Saiba mais sobre a APAE Campinas: http://campinas.sp.apaebrasil.org.br/
Saiba mais sobre o Instituto 3M: http://solutions.3m.com.br/wps/portal/3M/pt_BR/Instituto3M/?WT.mc_id=www.3M.com/intl/br/Instituto3M/
Receita Massa do bem (box)
Ingredientes:
5kg farinha de trigo
500g farinha de soja
100g açúcar
70g fermento químico
80g sal
80g fermento biológico
160g óleo
500g gordura vegetal
50 ovos
2 colheres de orégano
1 litro de água
Passo a passo:
Misturar na masseira todos os ingredientes secos menos o fermento biológico. Bater em velocidade lenta. Derreter a gordura com o óleo e adicionar na masseira. Ligar a masseira em velocidade rápida. Quebrar os ovos e adicionar na massa.
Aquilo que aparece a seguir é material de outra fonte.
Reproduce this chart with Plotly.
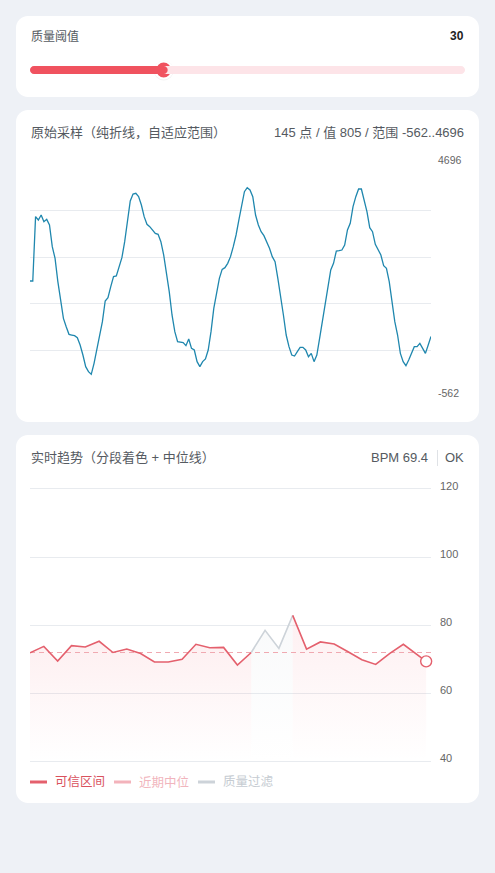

Acrescentar o fermento biológico e continuar batendo em velocidade rápida até formar uma massa homogênea. Retirar a massa e deixar descansar por 15 minutos, coberta com plástico. Abrir a massa (cilindro ou rolo) deixando-a com cerca de 2,5 cm de espessura. Cortar com o aro de 10 cm. Modelar a massa na parte externa da forma de 6 cm, untada com óleo. Furar com o garfo para não estufar no forno. Assar em forno pré-aquecido de 160° até dourar. Desenformar ainda morna ou fria. Voltar ao forno até dourar o fundo interno da cumbuca.